- [Given records]:
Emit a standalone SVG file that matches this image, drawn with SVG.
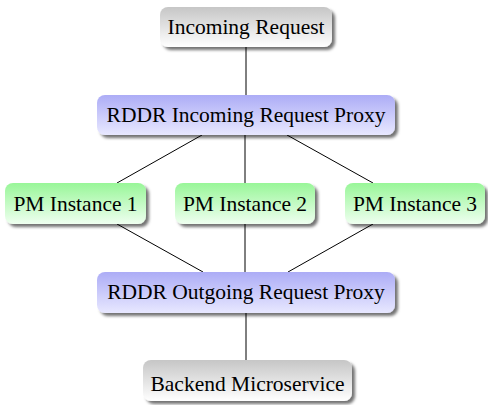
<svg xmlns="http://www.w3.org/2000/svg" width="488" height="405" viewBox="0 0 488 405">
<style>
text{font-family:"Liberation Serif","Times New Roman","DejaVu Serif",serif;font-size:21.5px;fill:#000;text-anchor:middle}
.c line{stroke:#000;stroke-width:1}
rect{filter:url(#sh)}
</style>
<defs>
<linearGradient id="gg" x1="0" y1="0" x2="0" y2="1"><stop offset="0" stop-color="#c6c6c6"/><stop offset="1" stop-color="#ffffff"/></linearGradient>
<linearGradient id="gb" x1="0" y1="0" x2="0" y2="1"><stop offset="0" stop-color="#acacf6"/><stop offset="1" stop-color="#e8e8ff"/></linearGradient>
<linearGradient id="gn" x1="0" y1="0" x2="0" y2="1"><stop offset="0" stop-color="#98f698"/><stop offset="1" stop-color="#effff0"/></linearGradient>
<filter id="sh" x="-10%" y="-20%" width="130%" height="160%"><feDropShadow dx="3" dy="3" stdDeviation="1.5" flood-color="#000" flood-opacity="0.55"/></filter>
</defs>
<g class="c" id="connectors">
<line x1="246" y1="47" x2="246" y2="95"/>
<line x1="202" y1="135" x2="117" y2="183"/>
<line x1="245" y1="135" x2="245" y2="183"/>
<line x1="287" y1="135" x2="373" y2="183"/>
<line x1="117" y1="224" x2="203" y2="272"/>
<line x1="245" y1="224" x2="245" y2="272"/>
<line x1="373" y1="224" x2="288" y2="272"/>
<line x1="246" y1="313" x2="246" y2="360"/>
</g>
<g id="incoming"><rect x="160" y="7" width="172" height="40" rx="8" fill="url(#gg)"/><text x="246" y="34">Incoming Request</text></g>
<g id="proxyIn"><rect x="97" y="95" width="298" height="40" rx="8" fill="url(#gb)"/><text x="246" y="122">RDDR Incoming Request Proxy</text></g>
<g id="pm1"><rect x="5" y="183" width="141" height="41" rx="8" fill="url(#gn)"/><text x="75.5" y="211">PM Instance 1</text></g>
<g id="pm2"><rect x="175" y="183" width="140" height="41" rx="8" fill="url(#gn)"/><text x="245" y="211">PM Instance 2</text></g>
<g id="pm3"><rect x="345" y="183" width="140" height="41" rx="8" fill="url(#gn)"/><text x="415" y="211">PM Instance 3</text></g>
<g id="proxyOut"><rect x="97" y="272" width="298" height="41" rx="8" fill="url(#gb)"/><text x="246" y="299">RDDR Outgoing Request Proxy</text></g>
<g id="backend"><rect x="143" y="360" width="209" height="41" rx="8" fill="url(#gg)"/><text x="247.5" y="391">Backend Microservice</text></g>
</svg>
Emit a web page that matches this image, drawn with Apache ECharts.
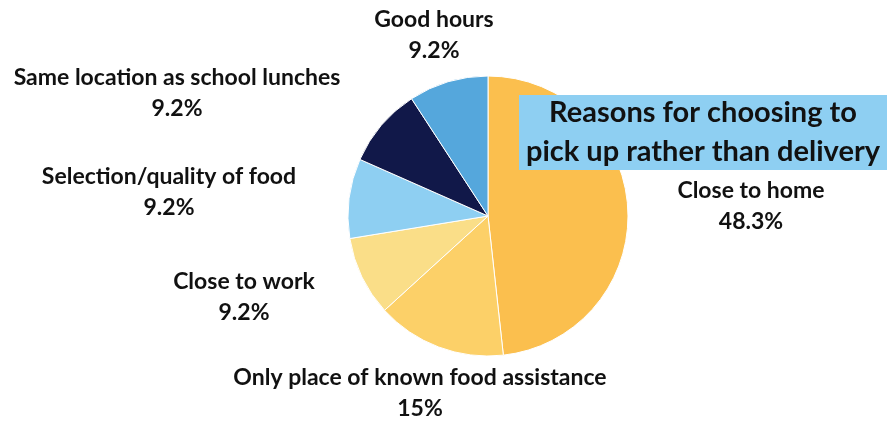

- [Exercise objective]: Find each line holding the string "that" and copy it out.

- [Response to the exercise]:
Emit a standalone SVG file that matches this image, drawn with SVG.
Emit a web page that matches this image, drawn with Apache ECharts.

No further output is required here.